ROME – Martin Scorsese and Mexican producer Gaston Pavlovich met with Pope Francis on Wednesday prior to a Vatican screening of “Silence,” the veteran U.S. director’s new film about the persecution of Christians in 17th-century Japan.
The private papal audience, held in the Apostolic Palace, was announced by the Vatican press office Tuesday in a clear show of support for “Silence,” Scorsese’s passion project.
The film portrays two Portuguese Jesuit missionaries, played by Adam Driver and Andrew Garfield, who must contend with various forms of persecution as they travel through 17th-century Japan to proselytize locals and track down their mentor, played by Liam Neeson. The film is based on a novel by the same title by Japanese author Shusaku Endo.
Francis, who is the first Jesuit pope, is known to have joined the Jesuit order hoping to become a missionary in Japan. American priest James Martin, who is editor of the Jesuit weekly “America,” served as a consultant on “Silence.”
The Vatican press office said Francis had received Scorsese, who was accompanied by his wife and two daughters, and described the 15-minute meeting as “very cordial.” The pope told the group that he had read Endo’s novel. He and Scorsese spoke about the experience of Jesuit missionaries in Japan.
Scorsese gave the pope framed images depicting “hidden Christians” in Japan, including a reproduction of an ancient image of the Virgin of Nagasaki and a portrait of the “martyrs of Japan.” The pope gave the guests some rosaries.
“Silence” will screen Wednesday afternoon in the roughly 50-seat Vatican Film Library’s screening room, located in the Palazzo San Carlo, in Vatican City. It is not known whether the pope will attend.
On Tuesday, “Silence” screened for roughly 300 Jesuit priests at the Pontifical Oriental Institute in Rome, in what amounted to the film’s de facto world premiere. Attendees were able to discuss the film with Scorsese afterwards.
“It was an extremely powerful experience, almost indescribable, to see a film about Jesuit missionaries among my brother Jesuits from all over the world,” Martin commented on Facebook.
It’s taken Scorsese 27-years to make “Silence,” which had a budget of $46.5 million.
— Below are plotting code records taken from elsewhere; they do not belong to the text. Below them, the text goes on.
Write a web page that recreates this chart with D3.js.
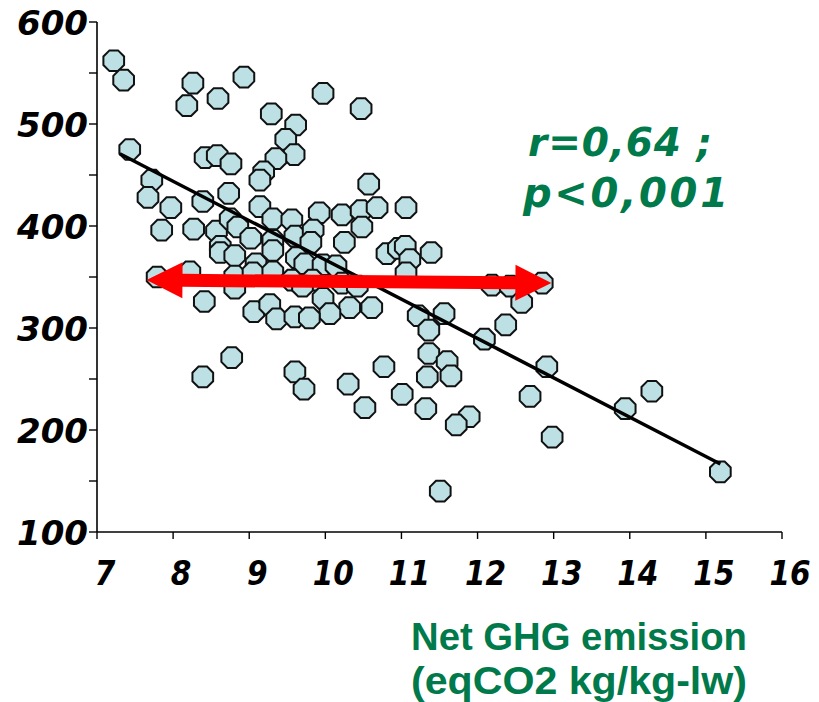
<!DOCTYPE html>
<html>
<head>
<meta charset="utf-8">
<script src="https://cdn.jsdelivr.net/npm/d3@7"></script>
<style>
  html, body { margin: 0; padding: 0; background: #ffffff; }
  svg { display: block; }
</style>
</head>
<body>
<svg id="chart" width="819" height="702"></svg>
<script>
// ---- data ----
const xTicks = [7, 8, 9, 10, 11, 12, 13, 14, 15, 16];
const yTicks = [100, 200, 300, 400, 500, 600];
const yMinorTicks = [100, 150, 200, 250, 300, 350, 400, 450, 500, 550, 600];
const xLabel = ["Net GHG emission", "(eqCO2 kg/kg-lw)"];
const statText = ["r=0,64 ;", "p<0,001"];

const emission = [
  7.22, 7.35, 8.26, 8.93, 8.18, 8.59, 9.29, 9.61, 9.97, 10.47,
  7.43, 8.42, 8.58, 8.76, 9.48, 9.59, 9.35, 9.19, 9.14, 7.72,
  7.67, 7.97, 8.39, 8.73, 7.85, 8.27, 8.57, 8.75, 8.85, 9.14,
  9.31, 9.56, 9.02, 9.31, 9.60, 8.62, 10.57, 9.92, 10.22, 10.47,
  10.68, 11.06, 10.48, 9.84, 10.25, 9.81, 10.81, 10.96, 11.05, 11.11,
  11.39, 11.06, 7.79, 8.22, 8.41, 8.62, 8.81, 8.81, 8.81, 9.09,
  9.05, 9.31, 9.31, 9.06, 9.27, 9.36, 9.60, 9.56, 9.62, 8.77,
  8.39, 9.60, 9.72, 9.73, 9.97, 10.14, 9.83, 10.22, 10.42, 9.97,
  10.32, 10.61, 10.06, 9.79, 12.19, 12.43, 12.85, 12.58, 11.22, 11.56,
  11.36, 12.37, 12.09, 11.36, 11.60, 11.65, 11.34, 12.91, 12.69, 12.98,
  10.30, 10.77, 10.52, 11.01, 11.32, 11.89, 11.72, 11.51, 13.94, 14.29,
  15.19, 9.70
];
const yieldVal = [
  562, 543, 540, 546, 518, 525, 510, 499, 530, 515,
  475, 467, 469, 461, 485, 470, 466, 453, 445, 445,
  428, 418, 424, 432, 396, 397, 395, 407, 399, 419,
  407, 406, 388, 386, 390, 380, 441, 413, 411, 415,
  418, 418, 399, 396, 384, 384, 373, 378, 380, 367,
  374, 354, 350, 355, 326, 374, 371, 351, 339, 363,
  354, 355, 376, 316, 323, 309, 311, 347, 369, 271,
  252, 257, 240, 363, 362, 361, 347, 344, 341, 329,
  320, 320, 314, 310, 342, 341, 344, 325, 312, 314,
  298, 303, 289, 275, 267, 253, 252, 262, 233, 193,
  245, 262, 222, 235, 221, 213, 205, 140, 221, 238,
  159, 341
];
// regression line y = a + b*x, drawn over the x range of the data
const regIntercept = 752.3;
const regSlope = -38.55;
const regRange = [7.30, 15.19];
// red double arrow (x, y in data units)
const arrowFrom = [7.65, 347];
const arrowTo = [12.97, 344];

// ---- chart ----
const svg = d3.select("#chart");
const x = d3.scaleLinear().domain([7, 16]).range([97, 782]);
const y = d3.scaleLinear().domain([100, 600]).range([532, 22]);

const ink = "#000000";
const green = "#00794b";

// y axis
const yAxis = svg.append("g").attr("transform", "translate(97,0)");
yAxis.append("line").attr("x1", 0).attr("x2", 0).attr("y1", y(600)).attr("y2", y(100))
  .attr("stroke", ink).attr("stroke-width", 1.6);
yAxis.selectAll("line.tk").data(yMinorTicks).join("line").attr("class", "tk")
  .attr("x1", -8).attr("x2", 0).attr("y1", d => y(d)).attr("y2", d => y(d))
  .attr("stroke", ink).attr("stroke-width", 1.4);
yAxis.selectAll("text").data(yTicks).join("text")
  .attr("x", -9).attr("y", d => y(d) + 12.5)
  .attr("text-anchor", "end")
  .attr("font-family", "DejaVu Sans, Verdana, sans-serif")
  .attr("font-weight", "bold").attr("font-style", "italic")
  .attr("font-size", 34).attr("fill", ink)
  .text(d => d);

// x axis
const xAxis = svg.append("g").attr("transform", `translate(0,${y(100)})`);
xAxis.append("line").attr("x1", x(7)).attr("x2", x(16)).attr("y1", 0).attr("y2", 0)
  .attr("stroke", ink).attr("stroke-width", 1.6);
xAxis.selectAll("line.tk").data(xTicks).join("line").attr("class", "tk")
  .attr("x1", d => x(d)).attr("x2", d => x(d)).attr("y1", 0).attr("y2", 7)
  .attr("stroke", ink).attr("stroke-width", 1.4);
xAxis.selectAll("text").data(xTicks).join("text")
  .attr("transform", d => `translate(${x(d) + 8},53) scale(0.87,1)`)
  .attr("text-anchor", "middle")
  .attr("font-family", "DejaVu Sans, Verdana, sans-serif")
  .attr("font-weight", "bold").attr("font-style", "italic")
  .attr("font-size", 34).attr("fill", ink)
  .text(d => d);

// points (octagons)
const R = 11.2;
const octagon = d3.range(8).map(k => {
  const a = (22.5 + 45 * k) * Math.PI / 180;
  return [R * Math.cos(a), R * Math.sin(a)];
});
const octPath = d3.line()(octagon) + "Z";
const pts = emission.map((e, i) => ({ x: e, y: yieldVal[i] }));
svg.append("g").selectAll("path").data(pts).join("path")
  .attr("d", octPath)
  .attr("transform", d => `translate(${x(d.x)},${y(d.y)})`)
  .attr("fill", "#bce0e3").attr("stroke", "#111").attr("stroke-width", 2);

// regression line
svg.append("line")
  .attr("x1", x(regRange[0])).attr("y1", y(regIntercept + regSlope * regRange[0]))
  .attr("x2", x(regRange[1])).attr("y2", y(regIntercept + regSlope * regRange[1]))
  .attr("stroke", ink).attr("stroke-width", 3.4);

// red double-headed arrow
(function () {
  const x1 = x(arrowFrom[0]), y1 = y(arrowFrom[1]);
  const x2 = x(arrowTo[0]), y2 = y(arrowTo[1]);
  const dx = x2 - x1, dy = y2 - y1, L = Math.hypot(dx, dy);
  const ux = dx / L, uy = dy / L, nx = -uy, ny = ux;
  const hl = 36, hw = 18, sw = 6.5;
  const P = (s, t) => [x1 + ux * s + nx * t, y1 + uy * s + ny * t];
  const poly = [
    P(0, 0), P(hl, hw), P(hl, sw), P(L - hl, sw), P(L - hl, hw), P(L, 0),
    P(L - hl, -hw), P(L - hl, -sw), P(hl, -sw), P(hl, -hw)
  ];
  svg.append("path").attr("d", d3.line()(poly) + "Z").attr("fill", "#ff0000");
})();

// statistics text
svg.append("text").attr("x", 528).attr("y", 156)
  .attr("font-family", "DejaVu Sans, Verdana, sans-serif")
  .attr("font-weight", "bold").attr("font-style", "italic")
  .attr("font-size", 39).attr("fill", green)
  .attr("textLength", 184).attr("lengthAdjust", "spacing")
  .text(statText[0]);
svg.append("text").attr("x", 523).attr("y", 207)
  .attr("font-family", "DejaVu Sans, Verdana, sans-serif")
  .attr("font-weight", "bold").attr("font-style", "italic")
  .attr("font-size", 40).attr("fill", green)
  .attr("textLength", 205).attr("lengthAdjust", "spacing")
  .text(statText[1]);

// axis title
svg.append("text").attr("x", 579).attr("y", 650).attr("text-anchor", "middle")
  .attr("font-family", "Liberation Sans, Arial, sans-serif").attr("font-weight", "bold")
  .attr("font-size", 38).attr("fill", green)
  .attr("textLength", 336).attr("lengthAdjust", "spacingAndGlyphs")
  .text(xLabel[0]);
svg.append("text").attr("x", 579).attr("y", 694).attr("text-anchor", "middle")
  .attr("font-family", "Liberation Sans, Arial, sans-serif").attr("font-weight", "bold")
  .attr("font-size", 38).attr("fill", green)
  .attr("textLength", 336).attr("lengthAdjust", "spacingAndGlyphs")
  .text(xLabel[1]);
</script>
</body>
</html>
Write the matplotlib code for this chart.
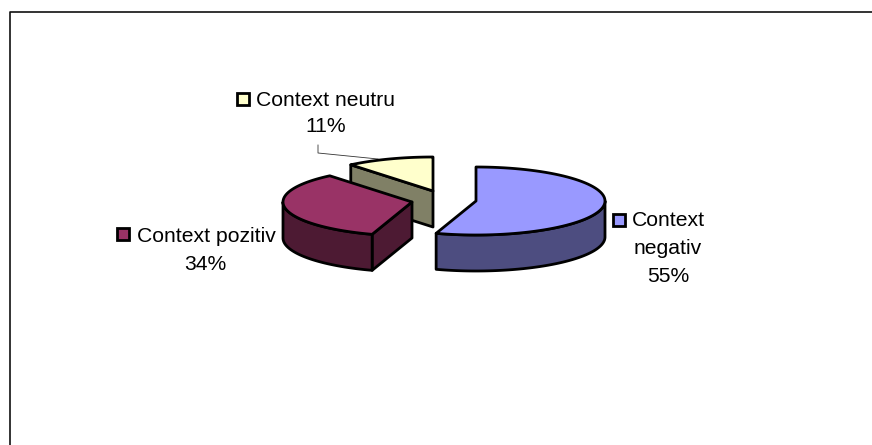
import numpy as np
import matplotlib
matplotlib.use("Agg")
import matplotlib.pyplot as plt
from matplotlib.patches import Polygon, Rectangle

plt.rcParams["font.family"] = ["Liberation Sans", "DejaVu Sans"]

# -----------------------------
# Data
# -----------------------------
categories = ["Context negativ", "Context pozitiv", "Context neutru"]
values = [55, 34, 11]

top_colors = ["#9999FF", "#993366", "#FFFFCC"]
side_colors = ["#4D4D80", "#4D1A33", "#808066"]

# -----------------------------
# Layout (pixels, y down)
# -----------------------------
WIDTH, HEIGHT = 872, 445
RX, RY = 129, 34
DEPTH = 36
LW = 2.0
centers = [(476, 201), (412, 202), (433, 191)]

# label lines as (text center x, text center y), plus legend key corner
label_lines = [
    [("Context", 668, 221), ("negativ", 668, 249), ("{}%", 668, 276)],
    [("Context pozitiv", 206, 236), ("{}%", 205, 264)],
    [("Context neutru", 325, 100), ("{}%", 326, 127)],
]
key_corners = [(613, 214), (117, 228), (237, 93)]
KEY_SIZE = 12


def rim(center, start, end, n=80):
    """Points on the pie ellipse; angles in degrees, clockwise from 12 o'clock."""
    a = np.radians(np.linspace(start, end, n))
    return np.column_stack([center[0] + RX * np.sin(a), center[1] - RY * np.cos(a)])


def draw_part(ax, pts, color, z):
    ax.add_patch(Polygon(pts, closed=True, facecolor=color, edgecolor="black",
                         linewidth=LW, joinstyle="round", zorder=z))


def main():
    fig = plt.figure(figsize=(WIDTH / 100, HEIGHT / 100), dpi=100)
    ax = fig.add_axes([0, 0, 1, 1])
    ax.set_xlim(0, WIDTH)
    ax.set_ylim(HEIGHT, 0)
    ax.axis("off")

    # chart area border, only top and left fall inside the crop
    ax.plot([9.5, 9.5, WIDTH], [HEIGHT, 11.5, 11.5], color="#111111", lw=1.2, zorder=1)

    edges = np.cumsum([0] + values) / sum(values) * 360
    slices = list(zip(edges[:-1], edges[1:], centers, top_colors, side_colors))

    # back slice first so the nearer ones cover it
    for i in [2, 1, 0]:
        start, end, c, top, side = slices[i]
        z = 2 + (2 - i) * 3
        down = np.array([0, DEPTH])

        # cut face on the clockwise-start side, seen only when it faces front
        if 180 < start < 360:
            p = rim(c, start, start, 1)[0]
            draw_part(ax, [c, p, p + down, np.array(c) + down], side, z)
        # cut face at the slice end
        if 0 < end % 360 < 180:
            p = rim(c, end, end, 1)[0]
            draw_part(ax, [c, p, p + down, np.array(c) + down], side, z)

        # outer wall, visible between 3 and 9 o'clock
        lo, hi = max(start, 90), min(end, 270)
        if lo < hi:
            arc = rim(c, lo, hi)
            draw_part(ax, np.vstack([arc, (arc + down)[::-1]]), side, z + 1)

        draw_part(ax, np.vstack([[c], rim(c, start, end)]), top, z + 2)

    # leader line for the small slice
    ax.plot([318, 318, 378], [145, 153, 159], color="#333333", lw=0.6, zorder=1.5)

    # labels and legend keys
    for i, lines in enumerate(label_lines):
        for txt, x, y in lines:
            ax.text(x, y, txt.format(values[i]), ha="center", va="center",
                    fontsize=15.2, color="black", zorder=20)
        kx, ky = key_corners[i]
        ax.add_patch(Rectangle((kx, ky), KEY_SIZE, KEY_SIZE, facecolor=top_colors[i],
                               edgecolor="black", linewidth=LW, zorder=20))

    fig.savefig("out.png", dpi=100)
    plt.close(fig)


if __name__ == "__main__":
    main()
The film’s main financer is Pavlovich, a Mexican businessman and former government official who is now producing increasingly ambitious movies through his Fabrica de Cine company, which has offices in Mexico City and Los Angeles.
The film’s director and producer share a passion for both movies and religion. Scorsese is known to have considered the priesthood before pursuing film. Pavlovich attends annual Catholic retreats in Mexico and is a frequent guest speaker on Catholic campuses and church events.
While it’s not unusual for new faith-based films to screen in Vatican City for audiences largely made up of clergy, it’s rare for the Vatican to become the first place where an upcoming Hollywood release gets its first public screening.
The last Hollywood production to get a Vatican screening was the Angelina Jolie-directed war drama “Unbroken,” which has a strong spiritual component. It unspooled last year for Vatican prelates at the Vatican’s Pontifical Academy for Sciences following its theatrical release. Jolie met briefly with Pope Francis after the Vatican screening, which he did not attend.
Scorsese’s most spiritual film prior to “Silence” is “The Last Temptation of Christ,” which was based on a revisionist novel by Nikos Kazantzakis that gave prominence to Christ’s human dimension. That film sparked plenty of controversy and was deemed “morally offensive” by the U.S. Catholic Church in particular due to a dream sequence in which Jesus has sex with Mary Magdalene.
Paramount will release “Silence” in New York and Los Angeles on Dec. 23, a plum awards-season slot, before rolling it out nationwide in January. The pic will go out in Italian theaters via 01 Distribuzione on Jan. 12.